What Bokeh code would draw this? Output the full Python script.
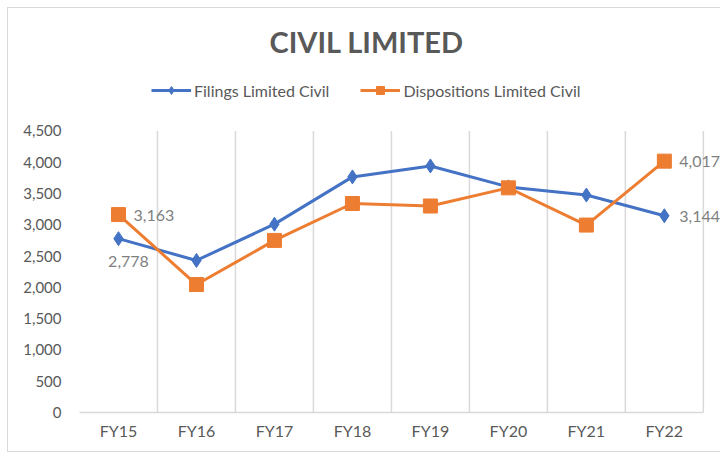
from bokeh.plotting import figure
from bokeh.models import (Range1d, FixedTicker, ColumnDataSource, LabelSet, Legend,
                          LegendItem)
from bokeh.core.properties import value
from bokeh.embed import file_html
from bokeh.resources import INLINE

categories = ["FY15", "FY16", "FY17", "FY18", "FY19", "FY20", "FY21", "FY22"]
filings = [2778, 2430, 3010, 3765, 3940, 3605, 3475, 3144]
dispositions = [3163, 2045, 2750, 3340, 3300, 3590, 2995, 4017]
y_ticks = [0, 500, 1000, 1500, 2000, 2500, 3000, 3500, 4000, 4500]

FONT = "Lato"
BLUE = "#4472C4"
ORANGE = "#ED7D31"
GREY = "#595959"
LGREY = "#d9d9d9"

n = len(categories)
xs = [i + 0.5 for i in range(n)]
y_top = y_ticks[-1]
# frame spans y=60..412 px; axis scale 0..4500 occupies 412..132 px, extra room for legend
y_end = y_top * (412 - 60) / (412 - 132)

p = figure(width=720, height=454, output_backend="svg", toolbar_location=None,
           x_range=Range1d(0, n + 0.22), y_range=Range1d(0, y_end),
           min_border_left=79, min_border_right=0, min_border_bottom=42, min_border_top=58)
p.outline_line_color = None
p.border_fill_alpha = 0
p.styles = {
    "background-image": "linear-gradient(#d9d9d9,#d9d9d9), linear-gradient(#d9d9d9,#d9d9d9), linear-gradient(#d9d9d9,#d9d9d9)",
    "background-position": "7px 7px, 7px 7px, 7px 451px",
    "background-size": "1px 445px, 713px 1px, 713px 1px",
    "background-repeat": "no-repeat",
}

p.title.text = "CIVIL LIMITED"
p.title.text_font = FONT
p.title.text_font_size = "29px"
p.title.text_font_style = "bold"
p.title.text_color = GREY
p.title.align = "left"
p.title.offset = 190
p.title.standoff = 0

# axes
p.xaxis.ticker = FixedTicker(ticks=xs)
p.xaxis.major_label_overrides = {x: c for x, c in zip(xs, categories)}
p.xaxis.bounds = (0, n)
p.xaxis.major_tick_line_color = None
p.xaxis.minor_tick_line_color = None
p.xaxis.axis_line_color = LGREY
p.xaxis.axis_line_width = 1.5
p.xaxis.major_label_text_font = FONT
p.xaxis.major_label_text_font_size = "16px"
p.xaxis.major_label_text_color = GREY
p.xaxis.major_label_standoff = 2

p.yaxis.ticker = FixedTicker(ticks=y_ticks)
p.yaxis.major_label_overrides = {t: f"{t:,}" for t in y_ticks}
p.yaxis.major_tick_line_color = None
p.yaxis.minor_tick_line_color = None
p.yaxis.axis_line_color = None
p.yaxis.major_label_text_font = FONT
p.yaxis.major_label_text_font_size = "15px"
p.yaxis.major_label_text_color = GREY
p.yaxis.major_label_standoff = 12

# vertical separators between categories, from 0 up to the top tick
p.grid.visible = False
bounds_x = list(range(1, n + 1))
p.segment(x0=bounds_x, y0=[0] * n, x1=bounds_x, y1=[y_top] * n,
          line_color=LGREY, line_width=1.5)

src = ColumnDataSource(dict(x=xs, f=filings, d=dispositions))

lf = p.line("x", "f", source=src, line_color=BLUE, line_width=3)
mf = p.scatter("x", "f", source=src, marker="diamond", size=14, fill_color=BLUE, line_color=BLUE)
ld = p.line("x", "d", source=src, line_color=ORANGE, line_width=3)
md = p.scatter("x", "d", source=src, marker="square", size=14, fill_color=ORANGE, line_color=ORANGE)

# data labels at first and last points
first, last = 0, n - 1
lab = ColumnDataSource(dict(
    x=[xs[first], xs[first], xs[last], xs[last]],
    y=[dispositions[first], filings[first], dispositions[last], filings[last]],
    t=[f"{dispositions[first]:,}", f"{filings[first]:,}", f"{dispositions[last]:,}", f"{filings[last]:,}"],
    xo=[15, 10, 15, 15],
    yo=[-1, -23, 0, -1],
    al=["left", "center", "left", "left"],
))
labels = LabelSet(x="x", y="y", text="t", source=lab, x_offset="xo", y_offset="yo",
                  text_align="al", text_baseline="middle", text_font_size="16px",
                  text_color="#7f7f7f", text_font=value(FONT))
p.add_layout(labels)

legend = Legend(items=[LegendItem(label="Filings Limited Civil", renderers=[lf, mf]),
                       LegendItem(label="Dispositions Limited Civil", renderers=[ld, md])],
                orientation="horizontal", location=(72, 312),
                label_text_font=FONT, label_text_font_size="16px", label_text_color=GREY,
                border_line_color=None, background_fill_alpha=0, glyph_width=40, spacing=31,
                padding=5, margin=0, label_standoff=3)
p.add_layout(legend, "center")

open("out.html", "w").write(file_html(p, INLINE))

> _Exercise instructions_
Up to and including the line containing "from bokeh.resources import INLINE", repeat every line from the start of the data, but none of the pictures.

> _The response_
What Bokeh code would draw this? Output the full Python script.
from bokeh.plotting import figure
from bokeh.models import (Range1d, FixedTicker, ColumnDataSource, LabelSet, Legend,
                          LegendItem)
from bokeh.core.properties import value
from bokeh.embed import file_html
from bokeh.resources import INLINE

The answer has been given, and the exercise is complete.